WHAT THIS TASK INVOLVES: Exactly retype the lines from the one containing "Clone this diagram in TikZ." through the one containing "(213,291) circle (0.6mm);"; both ends count, pictures do not.

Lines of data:
-------
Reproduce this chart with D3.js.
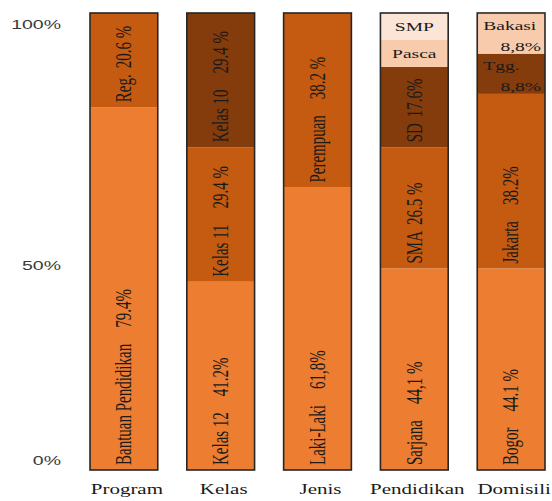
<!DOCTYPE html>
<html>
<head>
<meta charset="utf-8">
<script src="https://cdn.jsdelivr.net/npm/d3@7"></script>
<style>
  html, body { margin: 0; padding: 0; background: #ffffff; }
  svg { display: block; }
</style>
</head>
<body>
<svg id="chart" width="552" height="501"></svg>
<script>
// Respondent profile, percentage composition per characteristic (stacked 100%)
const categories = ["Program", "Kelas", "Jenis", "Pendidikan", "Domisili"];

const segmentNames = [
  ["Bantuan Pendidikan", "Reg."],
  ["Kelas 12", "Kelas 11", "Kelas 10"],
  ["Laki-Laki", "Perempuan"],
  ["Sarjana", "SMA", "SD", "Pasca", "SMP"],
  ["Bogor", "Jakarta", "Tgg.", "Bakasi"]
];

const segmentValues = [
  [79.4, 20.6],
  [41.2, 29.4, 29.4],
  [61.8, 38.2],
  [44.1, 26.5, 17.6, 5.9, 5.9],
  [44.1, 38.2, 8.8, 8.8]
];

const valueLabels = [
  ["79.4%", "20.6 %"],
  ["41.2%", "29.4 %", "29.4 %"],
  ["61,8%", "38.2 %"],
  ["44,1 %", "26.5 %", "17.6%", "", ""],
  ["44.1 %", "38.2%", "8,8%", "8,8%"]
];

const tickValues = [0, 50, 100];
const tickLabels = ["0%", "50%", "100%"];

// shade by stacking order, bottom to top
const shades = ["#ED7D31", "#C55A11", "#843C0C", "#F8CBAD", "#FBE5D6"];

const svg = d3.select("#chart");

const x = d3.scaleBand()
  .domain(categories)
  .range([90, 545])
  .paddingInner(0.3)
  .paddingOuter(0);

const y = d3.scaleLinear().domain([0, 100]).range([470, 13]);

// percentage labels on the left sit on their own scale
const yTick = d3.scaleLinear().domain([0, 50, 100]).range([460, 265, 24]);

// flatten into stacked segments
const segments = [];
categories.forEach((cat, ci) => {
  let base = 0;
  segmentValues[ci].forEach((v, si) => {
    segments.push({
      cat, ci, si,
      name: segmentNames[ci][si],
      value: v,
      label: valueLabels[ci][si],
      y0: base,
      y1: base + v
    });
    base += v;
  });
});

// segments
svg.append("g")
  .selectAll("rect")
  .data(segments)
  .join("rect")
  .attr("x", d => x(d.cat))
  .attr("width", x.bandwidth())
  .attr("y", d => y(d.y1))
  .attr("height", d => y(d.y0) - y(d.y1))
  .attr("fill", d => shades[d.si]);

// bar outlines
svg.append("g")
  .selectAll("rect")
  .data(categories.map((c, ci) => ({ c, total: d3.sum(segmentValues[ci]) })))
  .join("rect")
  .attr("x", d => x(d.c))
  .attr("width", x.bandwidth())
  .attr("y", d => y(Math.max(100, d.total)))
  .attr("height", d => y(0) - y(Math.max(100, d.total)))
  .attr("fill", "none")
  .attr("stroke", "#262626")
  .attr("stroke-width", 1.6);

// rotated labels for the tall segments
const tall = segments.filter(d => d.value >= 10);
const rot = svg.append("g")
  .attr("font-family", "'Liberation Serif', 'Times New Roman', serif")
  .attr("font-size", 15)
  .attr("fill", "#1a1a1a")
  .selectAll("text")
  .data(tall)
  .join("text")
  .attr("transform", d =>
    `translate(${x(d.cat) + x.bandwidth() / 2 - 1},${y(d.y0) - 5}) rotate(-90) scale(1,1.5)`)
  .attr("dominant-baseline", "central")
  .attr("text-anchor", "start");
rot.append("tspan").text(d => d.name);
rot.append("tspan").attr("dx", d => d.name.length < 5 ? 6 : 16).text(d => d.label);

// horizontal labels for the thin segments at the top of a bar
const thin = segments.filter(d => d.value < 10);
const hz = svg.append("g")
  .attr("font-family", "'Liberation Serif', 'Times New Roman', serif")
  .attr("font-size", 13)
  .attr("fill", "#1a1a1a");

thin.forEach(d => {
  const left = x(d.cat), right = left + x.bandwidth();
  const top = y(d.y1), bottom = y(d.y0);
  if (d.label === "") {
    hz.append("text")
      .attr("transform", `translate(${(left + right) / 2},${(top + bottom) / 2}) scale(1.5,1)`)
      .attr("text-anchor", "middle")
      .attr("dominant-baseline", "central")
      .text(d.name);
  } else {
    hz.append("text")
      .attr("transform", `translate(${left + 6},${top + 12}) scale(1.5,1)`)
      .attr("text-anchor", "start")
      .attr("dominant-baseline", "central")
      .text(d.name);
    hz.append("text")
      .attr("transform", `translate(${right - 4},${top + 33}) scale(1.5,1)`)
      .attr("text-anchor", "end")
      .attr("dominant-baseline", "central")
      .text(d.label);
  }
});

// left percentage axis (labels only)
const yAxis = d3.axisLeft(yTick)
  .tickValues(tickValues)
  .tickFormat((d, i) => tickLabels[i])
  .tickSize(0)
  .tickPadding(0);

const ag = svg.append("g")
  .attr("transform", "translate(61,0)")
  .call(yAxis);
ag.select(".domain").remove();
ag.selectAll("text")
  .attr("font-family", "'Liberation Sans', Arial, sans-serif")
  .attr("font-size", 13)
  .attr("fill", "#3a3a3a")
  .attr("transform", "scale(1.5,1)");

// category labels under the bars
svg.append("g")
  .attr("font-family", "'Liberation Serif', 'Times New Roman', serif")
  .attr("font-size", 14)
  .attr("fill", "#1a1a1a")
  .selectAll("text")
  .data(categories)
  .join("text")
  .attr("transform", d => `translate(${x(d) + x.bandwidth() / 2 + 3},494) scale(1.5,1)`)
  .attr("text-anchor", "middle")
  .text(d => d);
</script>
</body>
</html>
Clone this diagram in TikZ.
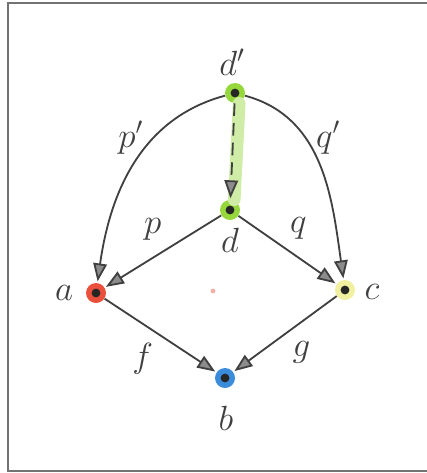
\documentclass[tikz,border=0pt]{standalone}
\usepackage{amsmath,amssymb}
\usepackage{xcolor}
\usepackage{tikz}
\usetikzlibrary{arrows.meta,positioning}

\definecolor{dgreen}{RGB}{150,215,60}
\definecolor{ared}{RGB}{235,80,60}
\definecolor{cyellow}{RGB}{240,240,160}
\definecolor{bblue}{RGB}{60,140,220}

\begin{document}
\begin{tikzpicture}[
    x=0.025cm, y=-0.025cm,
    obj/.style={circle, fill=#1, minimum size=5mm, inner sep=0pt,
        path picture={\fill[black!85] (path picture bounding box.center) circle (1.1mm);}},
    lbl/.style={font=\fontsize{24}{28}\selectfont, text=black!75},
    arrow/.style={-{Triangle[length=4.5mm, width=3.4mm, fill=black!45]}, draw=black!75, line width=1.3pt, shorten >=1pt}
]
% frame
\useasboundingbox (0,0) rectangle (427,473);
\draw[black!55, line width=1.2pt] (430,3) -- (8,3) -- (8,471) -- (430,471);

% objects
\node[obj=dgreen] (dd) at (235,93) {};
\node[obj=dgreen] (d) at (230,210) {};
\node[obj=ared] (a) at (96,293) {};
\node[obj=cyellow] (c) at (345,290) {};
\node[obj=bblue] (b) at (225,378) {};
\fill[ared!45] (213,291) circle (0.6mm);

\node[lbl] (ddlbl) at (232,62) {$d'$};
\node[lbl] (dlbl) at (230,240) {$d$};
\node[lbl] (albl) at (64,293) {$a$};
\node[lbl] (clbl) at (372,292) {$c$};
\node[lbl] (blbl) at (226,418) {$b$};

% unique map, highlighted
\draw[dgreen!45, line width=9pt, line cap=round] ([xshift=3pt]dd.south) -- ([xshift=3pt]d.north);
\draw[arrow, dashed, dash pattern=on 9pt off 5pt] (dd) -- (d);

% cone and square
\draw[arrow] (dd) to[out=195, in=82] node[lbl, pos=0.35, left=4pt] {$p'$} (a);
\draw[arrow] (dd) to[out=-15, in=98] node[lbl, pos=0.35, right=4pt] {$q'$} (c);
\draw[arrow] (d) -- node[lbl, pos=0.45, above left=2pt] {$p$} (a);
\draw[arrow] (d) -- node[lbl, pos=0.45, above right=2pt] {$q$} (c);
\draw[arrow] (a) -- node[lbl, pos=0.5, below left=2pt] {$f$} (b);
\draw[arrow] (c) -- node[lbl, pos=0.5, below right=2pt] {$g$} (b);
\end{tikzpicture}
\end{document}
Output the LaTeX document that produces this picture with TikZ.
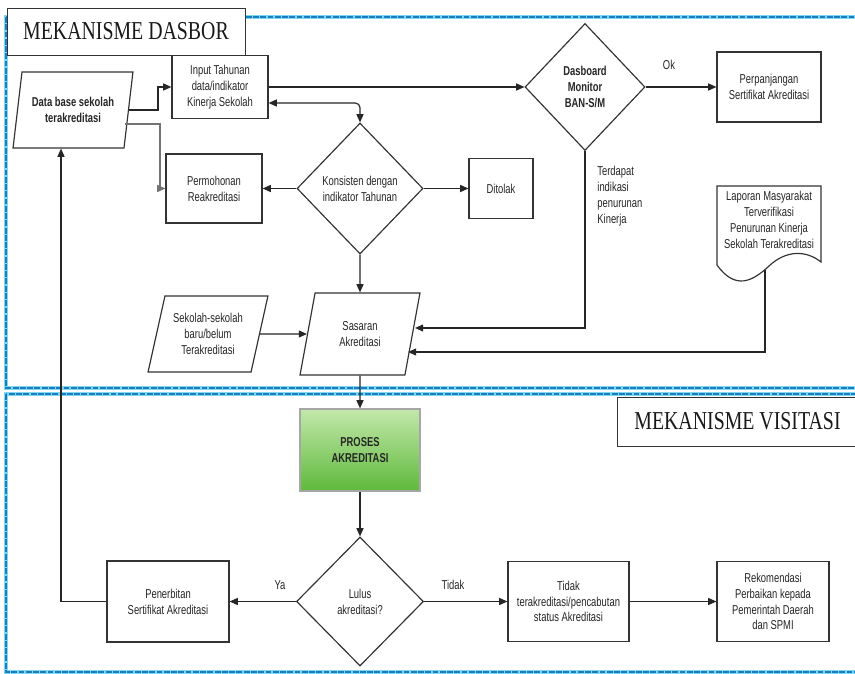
-------
SOLUTION TO THIS EXERCISE:
Clone this diagram in TikZ.
\documentclass[tikz,border=0pt]{standalone}
\usepackage{amsmath,amssymb}
\usepackage{xcolor}
\usepackage{tikz}
\usetikzlibrary{arrows.meta,positioning}

\definecolor{dgreen}{RGB}{150,215,60}
\definecolor{ared}{RGB}{235,80,60}
\definecolor{cyellow}{RGB}{240,240,160}
\definecolor{bblue}{RGB}{60,140,220}

\begin{document}
\begin{tikzpicture}[
    x=0.025cm, y=-0.025cm,
    obj/.style={circle, fill=#1, minimum size=5mm, inner sep=0pt,
        path picture={\fill[black!85] (path picture bounding box.center) circle (1.1mm);}},
    lbl/.style={font=\fontsize{24}{28}\selectfont, text=black!75},
    arrow/.style={-{Triangle[length=4.5mm, width=3.4mm, fill=black!45]}, draw=black!75, line width=1.3pt, shorten >=1pt}
]
% frame
\useasboundingbox (0,0) rectangle (427,473);
\draw[black!55, line width=1.2pt] (430,3) -- (8,3) -- (8,471) -- (430,471);

% objects
\node[obj=dgreen] (dd) at (235,93) {};
\node[obj=dgreen] (d) at (230,210) {};
\node[obj=ared] (a) at (96,293) {};
\node[obj=cyellow] (c) at (345,290) {};
\node[obj=bblue] (b) at (225,378) {};
\fill[ared!45] (213,291) circle (0.6mm);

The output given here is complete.